▸ **INFORMATION SUPPLIED**:
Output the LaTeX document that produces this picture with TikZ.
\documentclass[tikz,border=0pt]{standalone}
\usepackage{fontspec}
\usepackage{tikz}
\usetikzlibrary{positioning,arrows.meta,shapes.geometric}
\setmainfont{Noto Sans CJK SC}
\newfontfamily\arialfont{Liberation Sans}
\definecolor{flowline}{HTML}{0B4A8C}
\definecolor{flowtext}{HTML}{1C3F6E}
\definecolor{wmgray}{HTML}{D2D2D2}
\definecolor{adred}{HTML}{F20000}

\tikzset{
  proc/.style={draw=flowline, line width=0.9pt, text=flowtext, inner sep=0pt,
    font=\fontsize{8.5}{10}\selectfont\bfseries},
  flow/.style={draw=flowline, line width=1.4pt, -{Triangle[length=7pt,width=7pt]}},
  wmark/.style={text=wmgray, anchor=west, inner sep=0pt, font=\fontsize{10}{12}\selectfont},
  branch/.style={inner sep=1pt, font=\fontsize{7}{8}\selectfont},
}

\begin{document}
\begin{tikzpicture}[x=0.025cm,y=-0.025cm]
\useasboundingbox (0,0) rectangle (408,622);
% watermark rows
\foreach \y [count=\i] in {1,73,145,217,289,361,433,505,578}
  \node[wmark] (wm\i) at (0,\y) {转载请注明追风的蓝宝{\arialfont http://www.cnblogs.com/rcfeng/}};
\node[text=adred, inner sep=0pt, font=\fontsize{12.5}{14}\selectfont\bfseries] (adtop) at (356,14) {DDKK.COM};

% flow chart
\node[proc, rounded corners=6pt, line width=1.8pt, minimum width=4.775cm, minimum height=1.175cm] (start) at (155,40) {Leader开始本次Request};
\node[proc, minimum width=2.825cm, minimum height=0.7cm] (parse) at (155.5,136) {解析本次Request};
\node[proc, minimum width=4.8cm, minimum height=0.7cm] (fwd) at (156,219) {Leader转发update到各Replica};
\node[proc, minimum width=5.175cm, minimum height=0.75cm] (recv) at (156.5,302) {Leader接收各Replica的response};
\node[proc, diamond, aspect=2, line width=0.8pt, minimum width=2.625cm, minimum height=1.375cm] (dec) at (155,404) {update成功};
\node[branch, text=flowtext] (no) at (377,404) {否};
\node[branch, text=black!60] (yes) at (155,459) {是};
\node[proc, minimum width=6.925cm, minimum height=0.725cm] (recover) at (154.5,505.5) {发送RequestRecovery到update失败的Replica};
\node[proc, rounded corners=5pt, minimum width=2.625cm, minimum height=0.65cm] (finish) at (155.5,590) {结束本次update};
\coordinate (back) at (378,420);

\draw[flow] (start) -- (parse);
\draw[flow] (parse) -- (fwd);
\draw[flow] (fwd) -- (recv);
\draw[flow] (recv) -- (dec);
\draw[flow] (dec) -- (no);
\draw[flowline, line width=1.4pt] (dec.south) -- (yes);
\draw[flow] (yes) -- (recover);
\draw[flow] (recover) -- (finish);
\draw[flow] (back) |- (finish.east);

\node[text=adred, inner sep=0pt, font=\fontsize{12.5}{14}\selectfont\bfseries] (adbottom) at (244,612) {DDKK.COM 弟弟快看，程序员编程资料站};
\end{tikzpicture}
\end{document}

▸ **EXERCISE INSTRUCTIONS**: Word for word, reproduce the listing above from its start up to and including the line that has "(adtop) at (356,14)". Give only those lines.

▸ **WRITTEN SOLUTION**:
Output the LaTeX document that produces this picture with TikZ.
\documentclass[tikz,border=0pt]{standalone}
\usepackage{fontspec}
\usepackage{tikz}
\usetikzlibrary{positioning,arrows.meta,shapes.geometric}
\setmainfont{Noto Sans CJK SC}
\newfontfamily\arialfont{Liberation Sans}
\definecolor{flowline}{HTML}{0B4A8C}
\definecolor{flowtext}{HTML}{1C3F6E}
\definecolor{wmgray}{HTML}{D2D2D2}
\definecolor{adred}{HTML}{F20000}

\tikzset{
  proc/.style={draw=flowline, line width=0.9pt, text=flowtext, inner sep=0pt,
    font=\fontsize{8.5}{10}\selectfont\bfseries},
  flow/.style={draw=flowline, line width=1.4pt, -{Triangle[length=7pt,width=7pt]}},
  wmark/.style={text=wmgray, anchor=west, inner sep=0pt, font=\fontsize{10}{12}\selectfont},
  branch/.style={inner sep=1pt, font=\fontsize{7}{8}\selectfont},
}

\begin{document}
\begin{tikzpicture}[x=0.025cm,y=-0.025cm]
\useasboundingbox (0,0) rectangle (408,622);
% watermark rows
\foreach \y [count=\i] in {1,73,145,217,289,361,433,505,578}
  \node[wmark] (wm\i) at (0,\y) {转载请注明追风的蓝宝{\arialfont http://www.cnblogs.com/rcfeng/}};
\node[text=adred, inner sep=0pt, font=\fontsize{12.5}{14}\selectfont\bfseries] (adtop) at (356,14) {DDKK.COM};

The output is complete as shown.